* **Requirements**:
Repeat the records below exactly, from the first line through the line containing "const yTickLabels = ['-0.50', '-0.25', '0.00', '0.25'];", and leave out any pictures.

* **Task material**:
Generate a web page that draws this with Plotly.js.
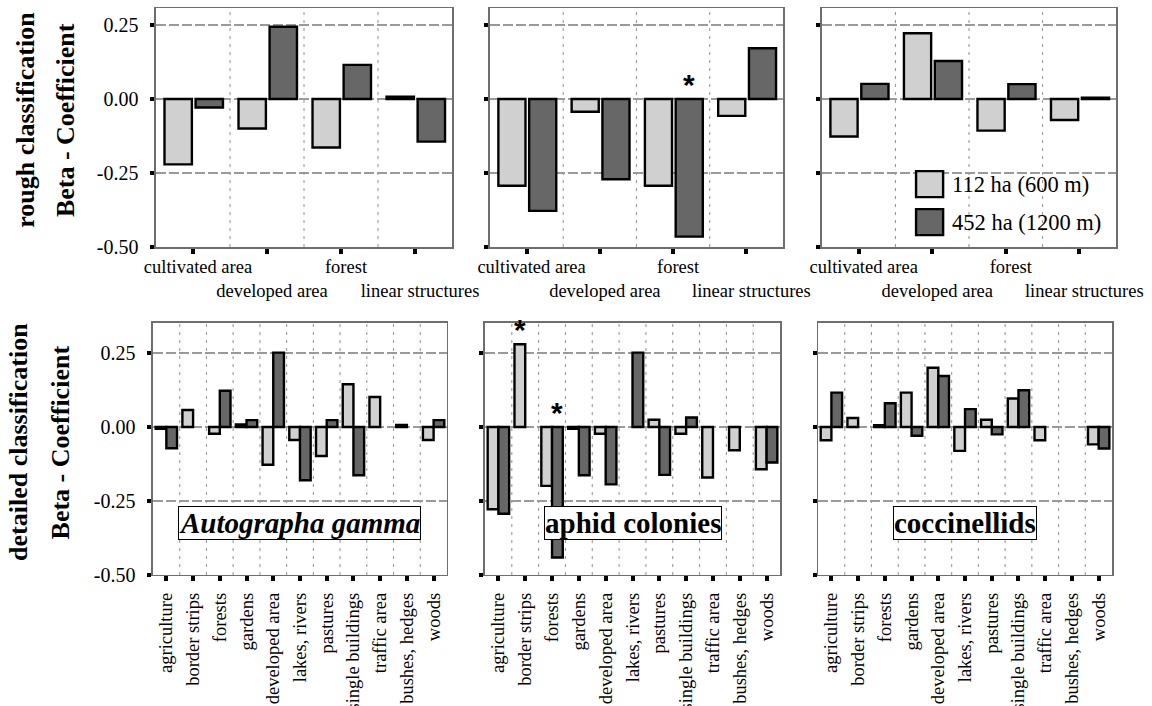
<!DOCTYPE html>
<html>
<head>
<meta charset="utf-8">
<script src="https://cdn.plot.ly/plotly-3.0.1.min.js"></script>
<style>
  html, body { margin: 0; padding: 0; background: #fff; }
  #chart { width: 1152px; height: 706px; }
</style>
</head>
<body>
<div id="chart"></div>
<script>
// ---- data -------------------------------------------------------------
const species = ['Autographa gamma', 'aphid colonies', 'coccinellids'];
const scaleNames = ['112 ha (600 m)', '452 ha (1200 m)'];

const roughCategories = ['cultivated area', 'developed area', 'forest', 'linear structures'];
const roughTickLabels = ['cultivated area', '<br>developed area', 'forest', '<br>linear structures'];

const detailCategories = ['agriculture', 'border strips', 'forests', 'gardens', 'developed area',
  'lakes, rivers', 'pastures', 'single buildings', 'traffic area', 'bushes, hedges', 'woods'];

const yTickValues = [-0.5, -0.25, 0, 0.25];
const yTickLabels = ['-0.50', '-0.25', '0.00', '0.25'];

// rough classification, beta coefficients per buffer size
const rough112Gamma = [-0.221, -0.100, -0.164, 0.008];
const rough452Gamma = [-0.029, 0.244, 0.115, -0.144];
const rough112Aphid = [-0.293, -0.043, -0.293, -0.057];
const rough452Aphid = [-0.378, -0.271, -0.465, 0.171];
const rough112Cocc  = [-0.127, 0.222, -0.107, -0.071];
const rough452Cocc  = [0.051, 0.128, 0.050, 0.004];

// detailed classification
const detail112Gamma = [-0.006, 0.057, -0.023, 0.008, -0.128, -0.044, -0.098, 0.144, 0.101, 0.007, -0.044];
const detail452Gamma = [-0.072, null, 0.122, 0.023, 0.251, -0.180, 0.023, -0.163, null, null, 0.023];
const detail112Aphid = [-0.278, 0.279, -0.199, -0.006, -0.023, null, 0.024, -0.023, -0.171, -0.079, -0.143];
const detail452Aphid = [-0.293, null, -0.441, -0.163, -0.194, 0.251, -0.162, 0.032, null, null, -0.120];
const detail112Cocc  = [-0.045, 0.030, 0.006, 0.116, 0.200, -0.081, 0.024, 0.096, -0.045, null, -0.059];
const detail452Cocc  = [0.116, null, 0.080, -0.030, 0.172, 0.060, -0.025, 0.124, null, null, -0.073];

// significant coefficients (marked with *)
const roughSig452Aphid = [false, false, true, false];
const detailSig112Aphid = [false, true, false, false, false, false, false, false, false, false, false];
const detailSig452Aphid = [false, false, true, false, false, false, false, false, false, false, false];

// ---- styling ----------------------------------------------------------
const SERIF = '"Liberation Serif", "DejaVu Serif", serif';
const SANS = '"Liberation Sans", "DejaVu Sans", sans-serif';
const LIGHT = '#d0d0d0';
const DARK = '#676767';
const FRAME = '#6e6e6e';
const GRID = '#9a9a9a';

const panels = [
  // top row
  { xa: 'x',  ya: 'y',  cats: roughCategories,  ticks: roughTickLabels, v112: rough112Gamma, v452: rough452Gamma,
    sig112: null, sig452: null, row: 0, col: 0 },
  { xa: 'x2', ya: 'y2', cats: roughCategories,  ticks: roughTickLabels, v112: rough112Aphid, v452: rough452Aphid,
    sig112: null, sig452: roughSig452Aphid, row: 0, col: 1 },
  { xa: 'x3', ya: 'y3', cats: roughCategories,  ticks: roughTickLabels, v112: rough112Cocc,  v452: rough452Cocc,
    sig112: null, sig452: null, row: 0, col: 2 },
  // bottom row
  { xa: 'x4', ya: 'y4', cats: detailCategories, ticks: detailCategories, v112: detail112Gamma, v452: detail452Gamma,
    sig112: null, sig452: null, row: 1, col: 0 },
  { xa: 'x5', ya: 'y5', cats: detailCategories, ticks: detailCategories, v112: detail112Aphid, v452: detail452Aphid,
    sig112: detailSig112Aphid, sig452: detailSig452Aphid, row: 1, col: 1 },
  { xa: 'x6', ya: 'y6', cats: detailCategories, ticks: detailCategories, v112: detail112Cocc, v452: detail452Cocc,
    sig112: null, sig452: null, row: 1, col: 2 }
];

// plot-area placement (paper fractions)
const xDomains = [
  [[0.1354, 0.3924], [0.4253, 0.6797], [0.7135, 0.9688]],
  [[0.1328, 0.3880], [0.4210, 0.6771], [0.7101, 0.9653]]
];
const yDomains = [[0.6501, 0.9882], [0.1856, 0.5429]];
const yRanges = [[-0.5, 0.306], [-0.5, 0.352]];

// bar geometry within a category slot, per row
const barGeom = [
  { w: 0.37, off112: -0.385, off452: 0.035 },
  { w: 0.40, off112: -0.40,  off452: 0.0 }
];

const traces = [];
const layout = {
  width: 1152, height: 706,
  margin: { l: 0, r: 0, t: 0, b: 0 },
  paper_bgcolor: '#fff', plot_bgcolor: '#fff',
  showlegend: false,
  barmode: 'overlay',
  font: { family: SERIF, color: '#000', size: 18 },
  shapes: [], annotations: []
};

panels.forEach((p, k) => {
  const g = barGeom[p.row];
  const suffix = k === 0 ? '' : String(k + 1);
  traces.push({
    type: 'bar', name: scaleNames[0], x: p.cats, y: p.v112, xaxis: p.xa, yaxis: p.ya,
    width: g.w, offset: g.off112,
    marker: { color: LIGHT, line: { color: '#000', width: 2.4 } }, hoverinfo: 'x+y'
  });
  traces.push({
    type: 'bar', name: scaleNames[1], x: p.cats, y: p.v452, xaxis: p.xa, yaxis: p.ya,
    width: g.w, offset: g.off452,
    marker: { color: DARK, line: { color: '#000', width: 2.4 } }, hoverinfo: 'x+y'
  });

  layout['xaxis' + suffix] = {
    domain: xDomains[p.row][p.col], anchor: p.ya,
    type: 'category', range: [-0.5, p.cats.length - 0.5],
    tickmode: 'array', tickvals: p.cats, ticktext: p.ticks,
    tickangle: p.row === 0 ? 0 : -90,
    ticks: 'outside', ticklen: 5, tickwidth: 4, tickcolor: '#000',
    ticklabelstandoff: p.row === 0 ? -3 : 4,
    ticklabelshift: p.row === 0 ? 5 : 0,
    tickfont: { family: SERIF, size: 18.5, color: '#000' },
    showline: true, mirror: true, linecolor: FRAME, linewidth: 1.5,
    showgrid: false, zeroline: false, fixedrange: true, automargin: false
  };
  layout['yaxis' + suffix] = {
    domain: yDomains[p.row], anchor: p.xa,
    range: yRanges[p.row],
    tickmode: 'array', tickvals: yTickValues, ticktext: yTickLabels,
    showticklabels: p.col === 0,
    ticks: 'outside', ticklen: 4, tickwidth: 4, tickcolor: '#000',
    ticklabelstandoff: 8,
    tickfont: { family: SERIF, size: 20, color: '#000' },
    showline: true, mirror: true, linecolor: FRAME, linewidth: 1.5,
    showgrid: true, gridcolor: GRID, gridwidth: 1.2, griddash: '10px,3px',
    zeroline: false, fixedrange: true, automargin: false
  };

  // dotted separators between category slots
  for (let i = 0; i < p.cats.length - 1; i++) {
    layout.shapes.push({
      type: 'line', layer: 'below', xref: p.xa, yref: p.ya + ' domain',
      x0: i + 0.5, x1: i + 0.5, y0: 0, y1: 1,
      line: { color: GRID, width: 1.1, dash: '3px,5px' }
    });
  }

  // significance stars
  [[p.sig112, p.v112, g.off112], [p.sig452, p.v452, g.off452]].forEach(([sig, vals, off]) => {
    if (!sig) return;
    const slot = (xDomains[p.row][p.col][1] - xDomains[p.row][p.col][0]) * 1152 / p.cats.length;
    sig.forEach((s, i) => {
      if (!s) return;
      layout.annotations.push({
        xref: p.xa, yref: p.ya, x: p.cats[i], y: Math.max(vals[i], 0),
        xshift: (off + g.w / 2) * slot, yshift: -4,
        yanchor: 'bottom', showarrow: false, text: '*',
        font: { family: SANS, size: 30, weight: 'bold', color: '#000' }
      });
    });
  });
});

// species labels in the detailed-classification row
species.forEach((name, c) => {
  const k = 4 + c;
  layout.annotations.push({
    xref: 'x' + k + ' domain', yref: 'y' + k, x: 0.5, y: -0.325,
    xanchor: 'center', yanchor: 'middle', showarrow: false, text: name,
    bgcolor: '#fff', bordercolor: '#000', borderwidth: 1, borderpad: 0,
    font: { family: SERIF, size: 29, weight: 'bold', style: c === 0 ? 'italic' : 'normal', color: '#000' }
  });
});

// legend inside the top-right panel
scaleNames.forEach((name, i) => {
  const yTop = i === 0 ? 0.318 : 0.159;
  const yBot = i === 0 ? 0.209 : 0.050;
  layout.shapes.push({
    type: 'rect', layer: 'above', xref: 'x3 domain', yref: 'y3 domain',
    x0: 0.320, x1: 0.412, y0: yBot, y1: yTop,
    fillcolor: i === 0 ? LIGHT : DARK, line: { color: '#000', width: 2.4 }
  });
  layout.annotations.push({
    xref: 'x3 domain', yref: 'y3 domain', x: 0.437, y: (yTop + yBot) / 2,
    xanchor: 'left', yanchor: 'middle', showarrow: false, text: name,
    font: { family: SERIF, size: 22.5, color: '#000' }
  });
});

// row titles
const rowTitles = [
  ['rough classification', 'Beta - Coefficient'],
  ['detailed classification', 'Beta - Coefficient']
];
const rowTitleX = [[0.0215, 0.0565], [0.0165, 0.0525]];
const rowTitleY = [0.830, 0.374];
rowTitles.forEach((pair, r) => {
  pair.forEach((t, j) => {
    layout.annotations.push({
      xref: 'paper', yref: 'paper', x: rowTitleX[r][j], y: rowTitleY[r],
      xanchor: 'center', yanchor: 'middle', textangle: -90, showarrow: false, text: t,
      font: { family: SERIF, size: 26, weight: 'bold', color: '#000' }
    });
  });
});

Plotly.newPlot('chart', traces, layout, { displayModeBar: false, staticPlot: true });
</script>
</body>
</html>
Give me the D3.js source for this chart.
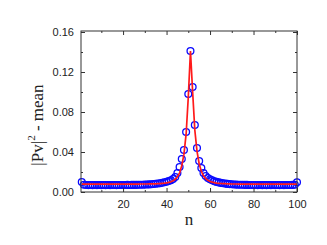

* **Result of the task**:
Generate a web page that draws this with Plotly.js.
<!DOCTYPE html>
<html>
<head>
<meta charset="utf-8">
<script src="https://cdn.plot.ly/plotly-3.0.1.min.js"></script>
<style>
  html, body { margin: 0; padding: 0; background: #fff; }
  #chart { width: 1152px; height: 706px; }
</style>
</head>
<body>
<div id="chart"></div>
<script>
// ---- data -------------------------------------------------------------
const species = ['Autographa gamma', 'aphid colonies', 'coccinellids'];
const scaleNames = ['112 ha (600 m)', '452 ha (1200 m)'];

const roughCategories = ['cultivated area', 'developed area', 'forest', 'linear structures'];
const roughTickLabels = ['cultivated area', '<br>developed area', 'forest', '<br>linear structures'];

const detailCategories = ['agriculture', 'border strips', 'forests', 'gardens', 'developed area',
  'lakes, rivers', 'pastures', 'single buildings', 'traffic area', 'bushes, hedges', 'woods'];

const yTickValues = [-0.5, -0.25, 0, 0.25];
const yTickLabels = ['-0.50', '-0.25', '0.00', '0.25'];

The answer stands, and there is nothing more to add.